■ **Task details**: Your task is to retype the lines from the opening of the material through the line that includes "const LINE = '#222';". Do not copy the pictures.

** START OF Given data **

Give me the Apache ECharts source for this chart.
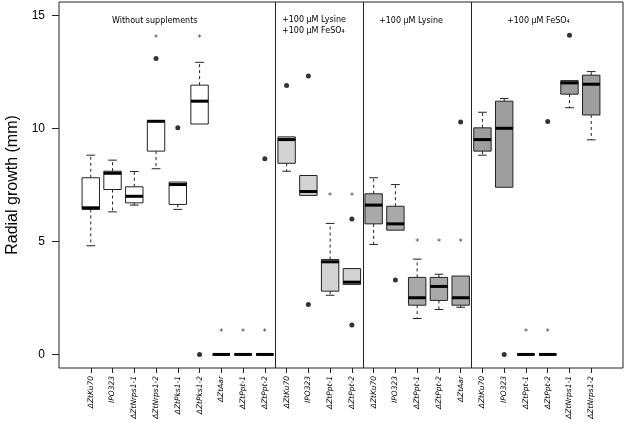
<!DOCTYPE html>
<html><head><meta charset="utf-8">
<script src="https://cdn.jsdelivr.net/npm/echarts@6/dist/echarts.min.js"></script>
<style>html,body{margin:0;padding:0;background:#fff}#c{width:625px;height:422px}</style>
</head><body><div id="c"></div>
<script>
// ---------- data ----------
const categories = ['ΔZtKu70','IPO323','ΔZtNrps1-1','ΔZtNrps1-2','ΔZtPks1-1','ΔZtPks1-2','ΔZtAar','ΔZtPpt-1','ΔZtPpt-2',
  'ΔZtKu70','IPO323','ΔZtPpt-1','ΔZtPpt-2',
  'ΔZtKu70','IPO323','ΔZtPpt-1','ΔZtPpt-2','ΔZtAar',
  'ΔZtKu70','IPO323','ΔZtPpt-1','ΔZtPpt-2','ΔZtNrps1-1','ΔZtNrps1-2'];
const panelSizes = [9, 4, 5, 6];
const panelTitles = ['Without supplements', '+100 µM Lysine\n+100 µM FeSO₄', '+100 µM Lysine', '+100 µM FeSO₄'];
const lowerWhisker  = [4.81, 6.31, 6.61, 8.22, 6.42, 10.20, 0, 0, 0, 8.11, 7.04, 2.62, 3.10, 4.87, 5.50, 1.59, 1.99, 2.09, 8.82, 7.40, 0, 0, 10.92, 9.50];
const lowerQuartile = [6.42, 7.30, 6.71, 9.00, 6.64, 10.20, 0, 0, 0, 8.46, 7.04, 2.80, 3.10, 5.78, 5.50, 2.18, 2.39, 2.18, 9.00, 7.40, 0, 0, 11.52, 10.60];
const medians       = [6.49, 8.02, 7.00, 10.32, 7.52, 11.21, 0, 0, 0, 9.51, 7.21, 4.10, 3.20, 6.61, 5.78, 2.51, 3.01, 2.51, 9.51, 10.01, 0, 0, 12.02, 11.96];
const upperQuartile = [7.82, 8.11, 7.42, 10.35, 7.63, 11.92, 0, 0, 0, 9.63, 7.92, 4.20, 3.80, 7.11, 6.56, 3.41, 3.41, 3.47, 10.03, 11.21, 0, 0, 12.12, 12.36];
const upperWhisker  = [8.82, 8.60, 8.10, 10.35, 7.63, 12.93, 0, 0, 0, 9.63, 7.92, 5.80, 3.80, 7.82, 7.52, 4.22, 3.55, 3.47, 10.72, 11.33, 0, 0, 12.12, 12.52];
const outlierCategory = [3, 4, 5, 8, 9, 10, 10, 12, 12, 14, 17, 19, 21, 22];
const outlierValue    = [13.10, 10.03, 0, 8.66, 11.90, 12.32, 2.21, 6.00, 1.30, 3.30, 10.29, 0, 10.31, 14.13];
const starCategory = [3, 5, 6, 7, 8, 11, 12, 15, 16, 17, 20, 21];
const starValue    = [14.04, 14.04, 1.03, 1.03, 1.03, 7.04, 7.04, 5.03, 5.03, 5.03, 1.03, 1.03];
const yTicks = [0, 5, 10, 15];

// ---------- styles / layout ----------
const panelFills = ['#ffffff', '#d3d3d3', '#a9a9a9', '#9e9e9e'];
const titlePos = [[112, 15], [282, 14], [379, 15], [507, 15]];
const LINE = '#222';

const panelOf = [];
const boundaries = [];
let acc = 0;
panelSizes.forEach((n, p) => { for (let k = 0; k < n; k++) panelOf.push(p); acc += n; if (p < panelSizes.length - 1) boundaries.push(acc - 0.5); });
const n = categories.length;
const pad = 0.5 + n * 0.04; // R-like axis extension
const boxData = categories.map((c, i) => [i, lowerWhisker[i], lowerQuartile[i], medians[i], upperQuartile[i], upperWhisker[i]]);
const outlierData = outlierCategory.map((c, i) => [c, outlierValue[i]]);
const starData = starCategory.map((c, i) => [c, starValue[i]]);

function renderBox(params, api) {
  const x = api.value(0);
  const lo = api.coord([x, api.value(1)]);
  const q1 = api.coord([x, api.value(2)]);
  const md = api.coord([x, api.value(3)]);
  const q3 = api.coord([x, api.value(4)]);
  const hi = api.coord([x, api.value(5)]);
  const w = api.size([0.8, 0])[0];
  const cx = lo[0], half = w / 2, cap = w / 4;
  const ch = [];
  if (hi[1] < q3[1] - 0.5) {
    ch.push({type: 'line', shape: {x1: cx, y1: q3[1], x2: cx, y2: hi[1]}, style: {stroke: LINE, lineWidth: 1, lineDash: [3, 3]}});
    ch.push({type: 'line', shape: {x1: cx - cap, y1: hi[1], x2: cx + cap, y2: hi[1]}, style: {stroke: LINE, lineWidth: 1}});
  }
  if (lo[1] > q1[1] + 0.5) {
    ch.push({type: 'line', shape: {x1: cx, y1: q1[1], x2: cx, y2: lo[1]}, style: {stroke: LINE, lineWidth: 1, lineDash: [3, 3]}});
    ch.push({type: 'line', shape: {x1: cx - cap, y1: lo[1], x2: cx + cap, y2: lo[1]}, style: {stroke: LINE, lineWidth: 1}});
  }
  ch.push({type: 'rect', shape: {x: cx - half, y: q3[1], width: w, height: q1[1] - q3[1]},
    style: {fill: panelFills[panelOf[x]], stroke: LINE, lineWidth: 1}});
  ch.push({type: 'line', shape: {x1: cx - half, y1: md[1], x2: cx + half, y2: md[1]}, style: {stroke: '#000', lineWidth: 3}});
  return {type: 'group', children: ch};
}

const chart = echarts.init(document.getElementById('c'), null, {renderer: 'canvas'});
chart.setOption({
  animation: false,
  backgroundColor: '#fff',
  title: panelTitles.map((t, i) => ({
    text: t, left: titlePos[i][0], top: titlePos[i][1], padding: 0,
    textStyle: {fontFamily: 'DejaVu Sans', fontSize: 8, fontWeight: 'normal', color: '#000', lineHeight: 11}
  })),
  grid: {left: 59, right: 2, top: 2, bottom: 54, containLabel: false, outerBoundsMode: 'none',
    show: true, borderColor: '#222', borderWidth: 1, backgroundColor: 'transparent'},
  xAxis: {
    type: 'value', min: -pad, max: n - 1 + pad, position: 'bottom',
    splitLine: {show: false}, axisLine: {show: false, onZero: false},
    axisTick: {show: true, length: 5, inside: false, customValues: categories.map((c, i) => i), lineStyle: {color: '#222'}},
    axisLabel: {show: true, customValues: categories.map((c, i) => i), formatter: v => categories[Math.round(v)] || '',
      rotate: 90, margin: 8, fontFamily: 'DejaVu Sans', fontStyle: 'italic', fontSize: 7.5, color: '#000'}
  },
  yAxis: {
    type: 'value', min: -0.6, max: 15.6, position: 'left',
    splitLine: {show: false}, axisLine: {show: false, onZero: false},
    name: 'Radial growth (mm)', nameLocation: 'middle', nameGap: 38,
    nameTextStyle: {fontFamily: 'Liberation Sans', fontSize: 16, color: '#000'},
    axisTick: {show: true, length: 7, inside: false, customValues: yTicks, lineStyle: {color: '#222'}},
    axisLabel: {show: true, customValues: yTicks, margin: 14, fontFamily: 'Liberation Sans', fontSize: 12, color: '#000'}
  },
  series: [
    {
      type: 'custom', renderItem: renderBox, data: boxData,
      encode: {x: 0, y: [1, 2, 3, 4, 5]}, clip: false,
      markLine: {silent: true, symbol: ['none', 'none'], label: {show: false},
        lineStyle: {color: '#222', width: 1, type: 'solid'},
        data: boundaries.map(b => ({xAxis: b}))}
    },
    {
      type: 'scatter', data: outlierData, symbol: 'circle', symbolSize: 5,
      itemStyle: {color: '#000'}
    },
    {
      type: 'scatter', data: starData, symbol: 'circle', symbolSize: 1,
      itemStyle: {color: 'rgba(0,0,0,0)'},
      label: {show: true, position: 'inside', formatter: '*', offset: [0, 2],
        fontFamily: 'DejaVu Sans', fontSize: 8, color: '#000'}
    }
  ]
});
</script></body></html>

** END OF Given data **

■ **Solution to this task**:
Give me the Apache ECharts source for this chart.
<!DOCTYPE html>
<html><head><meta charset="utf-8">
<script src="https://cdn.jsdelivr.net/npm/echarts@6/dist/echarts.min.js"></script>
<style>html,body{margin:0;padding:0;background:#fff}#c{width:625px;height:422px}</style>
</head><body><div id="c"></div>
<script>
// ---------- data ----------
const categories = ['ΔZtKu70','IPO323','ΔZtNrps1-1','ΔZtNrps1-2','ΔZtPks1-1','ΔZtPks1-2','ΔZtAar','ΔZtPpt-1','ΔZtPpt-2',
  'ΔZtKu70','IPO323','ΔZtPpt-1','ΔZtPpt-2',
  'ΔZtKu70','IPO323','ΔZtPpt-1','ΔZtPpt-2','ΔZtAar',
  'ΔZtKu70','IPO323','ΔZtPpt-1','ΔZtPpt-2','ΔZtNrps1-1','ΔZtNrps1-2'];
const panelSizes = [9, 4, 5, 6];
const panelTitles = ['Without supplements', '+100 µM Lysine\n+100 µM FeSO₄', '+100 µM Lysine', '+100 µM FeSO₄'];
const lowerWhisker  = [4.81, 6.31, 6.61, 8.22, 6.42, 10.20, 0, 0, 0, 8.11, 7.04, 2.62, 3.10, 4.87, 5.50, 1.59, 1.99, 2.09, 8.82, 7.40, 0, 0, 10.92, 9.50];
const lowerQuartile = [6.42, 7.30, 6.71, 9.00, 6.64, 10.20, 0, 0, 0, 8.46, 7.04, 2.80, 3.10, 5.78, 5.50, 2.18, 2.39, 2.18, 9.00, 7.40, 0, 0, 11.52, 10.60];
const medians       = [6.49, 8.02, 7.00, 10.32, 7.52, 11.21, 0, 0, 0, 9.51, 7.21, 4.10, 3.20, 6.61, 5.78, 2.51, 3.01, 2.51, 9.51, 10.01, 0, 0, 12.02, 11.96];
const upperQuartile = [7.82, 8.11, 7.42, 10.35, 7.63, 11.92, 0, 0, 0, 9.63, 7.92, 4.20, 3.80, 7.11, 6.56, 3.41, 3.41, 3.47, 10.03, 11.21, 0, 0, 12.12, 12.36];
const upperWhisker  = [8.82, 8.60, 8.10, 10.35, 7.63, 12.93, 0, 0, 0, 9.63, 7.92, 5.80, 3.80, 7.82, 7.52, 4.22, 3.55, 3.47, 10.72, 11.33, 0, 0, 12.12, 12.52];
const outlierCategory = [3, 4, 5, 8, 9, 10, 10, 12, 12, 14, 17, 19, 21, 22];
const outlierValue    = [13.10, 10.03, 0, 8.66, 11.90, 12.32, 2.21, 6.00, 1.30, 3.30, 10.29, 0, 10.31, 14.13];
const starCategory = [3, 5, 6, 7, 8, 11, 12, 15, 16, 17, 20, 21];
const starValue    = [14.04, 14.04, 1.03, 1.03, 1.03, 7.04, 7.04, 5.03, 5.03, 5.03, 1.03, 1.03];
const yTicks = [0, 5, 10, 15];

// ---------- styles / layout ----------
const panelFills = ['#ffffff', '#d3d3d3', '#a9a9a9', '#9e9e9e'];
const titlePos = [[112, 15], [282, 14], [379, 15], [507, 15]];
const LINE = '#222';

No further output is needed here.